The foregoing chapters have aimed at showing the decorative value of woman's costume as seen in the art of Egypt, Greece, Gothic Europe, Europe of the Renaissance and during the seventeenth, eighteenth and nineteenth centuries. To prove the point that woman is a telling note in the interior decoration of to-day, the vital spark in any setting, we have not dwelt upon the fashions so much as decorative line, colour-scheme and fitness for the occasion.

It is costume associated with caste which interests us more than folk costume. We have shown that it is the modern insistence on efficiency that has led to appropriate dress for work and recreation, and that our idea of the chic and the beautiful in costume is based on appropriateness. Also we have shown that line in costumes is in part the result of one's "form"—the absolute control of the body, its "carriage," poise of the head, action of legs, arms, hands and feet, and that form means successful effort in any direction, because through it the mind may control the physical medium.

It is the woman who knows what she should wear, what she can wear and how to wear it, who is most efficient in whatever she gives her mind to.

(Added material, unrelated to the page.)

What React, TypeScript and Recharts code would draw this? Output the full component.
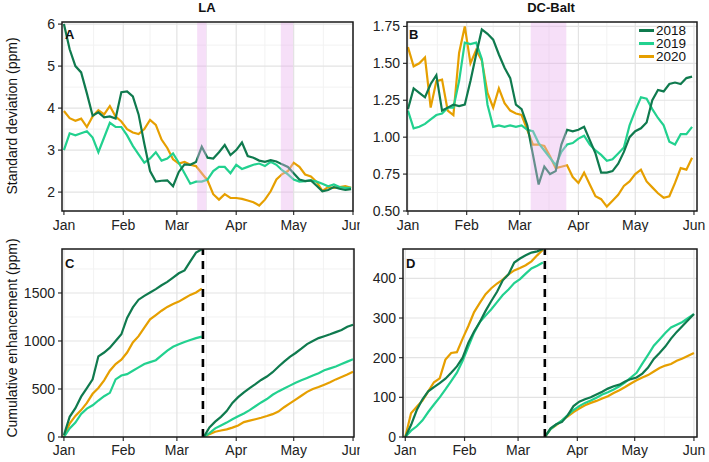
import React from 'react';
import { LineChart, Line, XAxis, YAxis, CartesianGrid, ReferenceArea, ReferenceLine } from 'recharts';

const FONT = '"Liberation Sans", Arial, Helvetica, sans-serif';
const C2018 = '#0f7a4e';
const C2019 = '#22d18f';
const C2020 = '#e69f00';
const years = ['2018', '2019', '2020'];
const yearColors = [C2018, C2019, C2020];

const monthTicks = [0, 31, 59, 90, 120, 151];
const monthLabels = ['Jan', 'Feb', 'Mar', 'Apr', 'May', 'Jun'];
const minorMonth = [15.5, 45, 74.5, 105, 135.5];

// Panels A/B: moving standard deviation, sampled every 3 days
const sdDays = [0, 3, 6, 9, 12, 15, 18, 21, 24, 27, 30, 33, 36, 39, 42, 45, 48, 51, 54, 57, 60, 63, 66, 69, 72, 75, 78, 81, 84, 87, 90, 93, 96, 99, 102, 105, 108, 111, 114, 117, 120, 123, 126, 129, 132, 135, 138, 141, 144, 147, 150];

const laSd2018 = [6.0, 5.4, 5.0, 4.85, 4.35, 3.82, 3.9, 3.78, 3.8, 3.75, 4.38, 4.4, 4.28, 3.85, 3.15, 2.5, 2.25, 2.27, 2.28, 2.14, 2.48, 2.66, 2.65, 2.72, 3.08, 2.82, 2.8, 2.95, 3.12, 2.88, 3.0, 3.18, 2.86, 2.82, 2.75, 2.72, 2.76, 2.73, 2.66, 2.6, 2.45, 2.3, 2.26, 2.28, 2.15, 2.02, 2.05, 2.12, 2.08, 2.05, 2.07];
const laSd2019 = [3.0, 3.4, 3.35, 3.4, 3.45, 3.3, 2.95, 3.3, 3.65, 3.55, 3.55, 3.35, 3.1, 2.9, 2.7, 2.8, 2.95, 2.75, 2.8, 2.92, 2.7, 2.45, 2.2, 2.25, 2.25, 2.3, 2.5, 2.6, 2.6, 2.45, 2.65, 2.55, 2.6, 2.65, 2.68, 2.62, 2.72, 2.65, 2.52, 2.42, 2.3, 2.25, 2.26, 2.28, 2.25, 2.2, 2.14, 2.18, 2.12, 2.1, 2.1];
const laSd2020 = [3.93, 3.76, 3.7, 3.75, 3.55, 3.8, 3.95, 3.85, 4.05, 3.8, 3.68, 3.5, 3.42, 3.38, 3.5, 3.72, 3.6, 3.25, 3.05, 2.78, 2.68, 2.72, 2.65, 2.62, 2.45, 2.28, 1.95, 1.82, 1.95, 1.86, 1.86, 1.84, 1.8, 1.76, 1.68, 1.82, 2.02, 2.3, 2.43, 2.5, 2.7, 2.6, 2.42, 2.37, 2.24, 2.03, 2.12, 2.1, 2.12, 2.14, 2.1];

const dcSd2018 = [1.19, 1.33, 1.3, 1.27, 1.36, 1.42, 1.18, 1.2, 1.22, 1.21, 1.22, 1.38, 1.56, 1.73, 1.7, 1.66, 1.56, 1.47, 1.4, 1.22, 1.19, 1.08, 0.88, 0.68, 0.8, 0.75, 0.77, 0.95, 1.05, 1.04, 1.05, 1.07, 0.98, 0.89, 0.76, 0.76, 0.77, 0.82, 0.9, 1.0, 1.04, 1.06, 1.1, 1.25, 1.32, 1.31, 1.36, 1.37, 1.36, 1.4, 1.41];
const dcSd2019 = [1.18, 1.06, 1.07, 1.09, 1.12, 1.15, 1.16, 1.2, 1.2, 1.38, 1.64, 1.63, 1.64, 1.53, 1.22, 1.07, 1.08, 1.07, 1.08, 1.07, 1.08, 1.05, 1.04, 0.96, 0.91, 0.86, 0.81, 0.9, 0.95, 0.96, 0.99, 1.01, 0.95, 0.91, 0.88, 0.84, 0.85, 0.89, 0.93, 1.08, 1.18, 1.27, 1.26, 1.19, 1.13, 1.08, 0.97, 0.95, 1.02, 1.02, 1.07];
const dcSd2020 = [1.61, 1.48, 1.5, 1.54, 1.2, 1.38, 1.39, 1.18, 1.15, 1.57, 1.75, 1.5, 1.59, 1.52, 1.3, 1.2, 1.33, 1.23, 1.18, 1.16, 1.15, 1.05, 0.95, 0.95, 0.94, 0.87, 0.79, 0.8, 0.81, 0.73, 0.69, 0.76, 0.68, 0.6, 0.58, 0.53, 0.57, 0.61, 0.67, 0.7, 0.75, 0.78, 0.7, 0.66, 0.62, 0.59, 0.6, 0.69, 0.79, 0.78, 0.86];

// Panels C/D: cumulative enhancement, before and after the break
const cumDaysPre = [0, 3, 6, 9, 12, 15, 18, 21, 24, 27, 30, 33, 36, 39, 42, 45, 48, 51, 54, 57, 60, 63, 66, 69, 72];
const cumDaysPost = [73, 76, 79, 82, 85, 88, 91, 94, 97, 100, 103, 106, 109, 112, 115, 118, 121, 124, 127, 130, 133, 136, 139, 142, 145, 148, 151];
const breakDay = 72.6;

const laCumPre2018 = [20, 210, 300, 420, 510, 600, 840, 880, 930, 1000, 1070, 1240, 1350, 1430, 1470, 1505, 1540, 1580, 1615, 1660, 1705, 1735, 1830, 1920, 1955];
const laCumPre2019 = [0, 90, 150, 240, 295, 330, 380, 425, 460, 600, 640, 655, 690, 725, 760, 780, 800, 850, 900, 940, 965, 990, 1010, 1030, 1045];
const laCumPre2020 = [0, 140, 220, 280, 355, 450, 510, 590, 690, 760, 805, 880, 985, 1050, 1140, 1225, 1270, 1315, 1355, 1385, 1410, 1445, 1480, 1505, 1545];
const laCumPost2018 = [0, 100, 160, 210, 270, 355, 415, 465, 510, 550, 594, 630, 675, 732, 785, 835, 875, 920, 968, 1000, 1030, 1050, 1070, 1092, 1115, 1148, 1170];
const laCumPost2019 = [0, 40, 90, 120, 150, 185, 215, 245, 280, 320, 360, 395, 440, 475, 505, 535, 565, 590, 615, 640, 665, 695, 715, 735, 760, 785, 810];
const laCumPost2020 = [0, 30, 55, 68, 80, 98, 120, 155, 170, 185, 200, 218, 238, 265, 310, 350, 390, 430, 470, 500, 520, 545, 570, 600, 625, 650, 680];

const dcCumPre2018 = [0, 30, 68, 95, 115, 126, 136, 147, 162, 178, 200, 238, 266, 290, 318, 343, 366, 395, 410, 440, 450, 458, 465, 468, 474];
const dcCumPre2019 = [0, 16, 27, 42, 63, 82, 100, 120, 141, 162, 192, 228, 263, 290, 306, 322, 340, 358, 372, 388, 398, 412, 425, 432, 440];
const dcCumPre2020 = [0, 60, 76, 92, 115, 138, 148, 195, 212, 214, 248, 280, 315, 338, 360, 375, 387, 397, 410, 420, 426, 433, 443, 458, 472];
const dcCumPost2018 = [0, 22, 32, 38, 55, 78, 89, 95, 100, 107, 114, 122, 128, 132, 140, 146, 150, 160, 175, 197, 212, 228, 248, 265, 280, 295, 310];
const dcCumPost2019 = [0, 20, 32, 42, 55, 68, 78, 86, 92, 99, 107, 113, 120, 128, 138, 150, 162, 185, 207, 230, 246, 262, 276, 283, 290, 300, 310];
const dcCumPost2020 = [0, 20, 30, 42, 52, 63, 72, 80, 86, 91, 97, 103, 111, 118, 126, 135, 143, 150, 156, 165, 174, 180, 184, 192, 198, 205, 212];

// Shaded periods (day of year)
const laBands = [[69.6, 74.4], [113.3, 119.7]];
const dcBands = [[64.8, 83.6]];

function buildSd(a: number[], b: number[], c: number[]) {
  return sdDays.map((d, i) => ({ d, y2018: a[i], y2019: b[i], y2020: c[i] }));
}

function buildCum(p18: number[], p19: number[], p20: number[], q18: number[], q19: number[], q20: number[]) {
  const pre = cumDaysPre.map((d, i) => ({ d, y2018: p18[i], y2019: p19[i], y2020: p20[i] }));
  const gap = [{ d: breakDay, y2018: null, y2019: null, y2020: null }];
  const post = cumDaysPost.map((d, i) => ({ d, y2018: q18[i], y2019: q19[i], y2020: q20[i] }));
  return [...pre, ...gap, ...post];
}

const laSdData = buildSd(laSd2018, laSd2019, laSd2020);
const dcSdData = buildSd(dcSd2018, dcSd2019, dcSd2020);
const laCumData = buildCum(laCumPre2018, laCumPre2019, laCumPre2020, laCumPost2018, laCumPost2019, laCumPost2020);
const dcCumData = buildCum(dcCumPre2018, dcCumPre2019, dcCumPre2020, dcCumPost2018, dcCumPost2019, dcCumPost2020);

type PanelProps = {
  data: any[];
  left: number;
  top: number;
  width: number;
  height: number;
  margin: { top: number; right: number; bottom: number; left: number };
  yAxisWidth: number;
  xAxisHeight: number;
  xTickMargin: number;
  xDomain: [number, number];
  yDomain: [number, number];
  yTicks: number[];
  yMinor: number[];
  yFmt?: (v: number) => string;
  bands?: number[][];
  dashX?: number;
};

function Panel(p: PanelProps) {
  const tickStyle = { fontSize: 14, fill: '#222', fontFamily: FONT };
  return (
    <div style={{ position: 'absolute', left: p.left, top: p.top }}>
      <LineChart width={p.width} height={p.height} data={p.data} margin={p.margin}>
        <CartesianGrid stroke="#f2f2f2" strokeWidth={1} verticalValues={minorMonth} horizontalValues={p.yMinor} />
        <CartesianGrid stroke="#e3e3e3" strokeWidth={1.2} verticalValues={monthTicks} horizontalValues={p.yTicks} />
        <XAxis
          dataKey="d"
          type="number"
          domain={p.xDomain}
          allowDataOverflow
          ticks={monthTicks}
          interval={0}
          tickFormatter={(v: number) => monthLabels[monthTicks.indexOf(v)]}
          height={p.xAxisHeight}
          axisLine={false}
          tickLine={{ stroke: '#333', strokeWidth: 1.2 }}
          tickSize={4}
          tickMargin={p.xTickMargin}
          tick={tickStyle}
        />
        <YAxis
          type="number"
          domain={p.yDomain}
          allowDataOverflow
          ticks={p.yTicks}
          interval={0}
          tickFormatter={p.yFmt}
          width={p.yAxisWidth}
          axisLine={false}
          tickLine={{ stroke: '#333', strokeWidth: 1.2 }}
          tickSize={4}
          tickMargin={3}
          tick={tickStyle}
        />
        <Line dataKey="y2020" stroke={C2020} strokeWidth={2.2} dot={false} isAnimationActive={false} connectNulls={false} />
        <Line dataKey="y2019" stroke={C2019} strokeWidth={2.2} dot={false} isAnimationActive={false} connectNulls={false} />
        <Line dataKey="y2018" stroke={C2018} strokeWidth={2.2} dot={false} isAnimationActive={false} connectNulls={false} />
        {(p.bands || []).map((b, i) => (
          <ReferenceArea key={i} x1={b[0]} x2={b[1]} y1={p.yDomain[0]} y2={p.yDomain[1]} fill="#e8aeee" fillOpacity={0.4} stroke="none" ifOverflow="hidden" zIndex={1000} />
        ))}
        {p.dashX !== undefined && (
          <ReferenceLine x={p.dashX} stroke="#000" strokeWidth={2.6} strokeDasharray="8 6" zIndex={1000} />
        )}
        <ReferenceArea x1={p.xDomain[0]} x2={p.xDomain[1]} y1={p.yDomain[0]} y2={p.yDomain[1]} fill="none" stroke="#1a1a1a" strokeWidth={1.5} ifOverflow="visible" zIndex={1100} />
      </LineChart>
    </div>
  );
}

const txt: React.CSSProperties = { position: 'absolute', fontFamily: FONT, color: '#111', whiteSpace: 'nowrap' };

export default function App() {
  return (
    <div style={{ position: 'absolute', left: 0, top: 0, width: 709, height: 462, background: '#fff', overflow: 'hidden' }}>
      <Panel
        data={laSdData}
        left={0}
        top={0}
        width={360}
        height={232}
        margin={{ top: 22, right: 7, bottom: 0, left: 0 }}
        yAxisWidth={62}
        xAxisHeight={21}
        xTickMargin={5}
        xDomain={[-1, 151]}
        yDomain={[1.55, 6.05]}
        yTicks={[2, 3, 4, 5, 6]}
        yMinor={[2.5, 3.5, 4.5, 5.5]}
        bands={laBands}
      />
      <Panel
        data={dcSdData}
        left={360}
        top={0}
        width={349}
        height={232}
        margin={{ top: 22, right: 12, bottom: 0, left: 0 }}
        yAxisWidth={47}
        xAxisHeight={21}
        xTickMargin={5}
        xDomain={[-0.5, 152.6]}
        yDomain={[0.5, 1.78]}
        yTicks={[0.5, 0.75, 1.0, 1.25, 1.5, 1.75]}
        yMinor={[0.625, 0.875, 1.125, 1.375, 1.625]}
        yFmt={(v: number) => v.toFixed(2)}
        bands={dcBands}
      />
      <Panel
        data={laCumData}
        left={0}
        top={232}
        width={360}
        height={230}
        margin={{ top: 17, right: 6, bottom: 0, left: 0 }}
        yAxisWidth={62}
        xAxisHeight={25}
        xTickMargin={4}
        xDomain={[-1, 151.5]}
        yDomain={[0, 1958]}
        yTicks={[0, 500, 1000, 1500]}
        yMinor={[250, 750, 1250, 1750]}
        dashX={breakDay}
      />
      <Panel
        data={dcCumData}
        left={360}
        top={232}
        width={349}
        height={230}
        margin={{ top: 17, right: 12, bottom: 0, left: 0 }}
        yAxisWidth={43}
        xAxisHeight={25}
        xTickMargin={4}
        xDomain={[-1.2, 152.6]}
        yDomain={[0, 474]}
        yTicks={[0, 100, 200, 300, 400]}
        yMinor={[50, 150, 250, 350, 450]}
        dashX={breakDay + 0.4}
      />

      <div style={{ ...txt, left: 207, top: 1, transform: 'translateX(-50%)', fontSize: 13, fontWeight: 'bold', lineHeight: '14px' }}>LA</div>
      <div style={{ ...txt, left: 551, top: 1, transform: 'translateX(-50%)', fontSize: 13, fontWeight: 'bold', lineHeight: '14px' }}>DC-Balt</div>

      <div style={{ ...txt, left: 12, top: 116, transform: 'translate(-50%, -50%) rotate(-90deg)', fontSize: 14, lineHeight: '16px' }}>Standard deviation (ppm)</div>
      <div style={{ ...txt, left: 12, top: 338, transform: 'translate(-50%, -50%) rotate(-90deg)', fontSize: 14, lineHeight: '16px' }}>Cumulative enhancement (ppm)</div>

      <div style={{ ...txt, left: 65, top: 28, fontSize: 13, fontWeight: 'bold', lineHeight: '14px' }}>A</div>
      <div style={{ ...txt, left: 409, top: 28, fontSize: 13, fontWeight: 'bold', lineHeight: '14px' }}>B</div>
      <div style={{ ...txt, left: 65, top: 257, fontSize: 13, fontWeight: 'bold', lineHeight: '14px' }}>C</div>
      <div style={{ ...txt, left: 406, top: 257, fontSize: 13, fontWeight: 'bold', lineHeight: '14px' }}>D</div>

      <div style={{ position: 'absolute', left: 639, top: 24 }}>
        {years.map((y, i) => (
          <div key={y} style={{ display: 'flex', alignItems: 'center', height: 13 }}>
            <div style={{ width: 15, height: 3, background: yearColors[i], marginRight: 2 }} />
            <span style={{ fontFamily: FONT, fontSize: 13.5, lineHeight: '13px', color: '#111' }}>{y}</span>
          </div>
        ))}
      </div>
    </div>
  );
}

She it is who will expend the least time, strength and money on her appearance, and be the first to report for duty in connection with the next obligation in the business of life.

Therefore let us keep in mind a few rules for the perfect costuming of woman:

Appropriateness for each occasion so as to get efficiency, or be as decorative as possible.

Outline.—Fashion in silhouette adapted to your own type.

Background.—Your setting.

Colour scheme.—Fashionable colours chosen and combined to express your personality as well as to harmonise with the tone of setting, or, if preferred, to be an agreeable contrast to it.

Detail.—Trimming with raison d'être,—not meaningless superfluities.

It is, of course, understood that the attainment of beauty in the costuming of woman is our aim when stating and applying the foregoing principles.

The art of interior decoration and the art of costuming woman are occasionally centred in the same individual, but not often. Some of the most perfectly dressed women, models for their less gifted sisters, are not only ignorant as to the art of setting their stage, but oblivious of the fact that it may need setting.

Remember, that while an inartistic room, confused as to line and colour-scheme can absolutely destroy the effect of a perfect gown, an inartistic, though costly gown can likewise be a blot on a perfect room.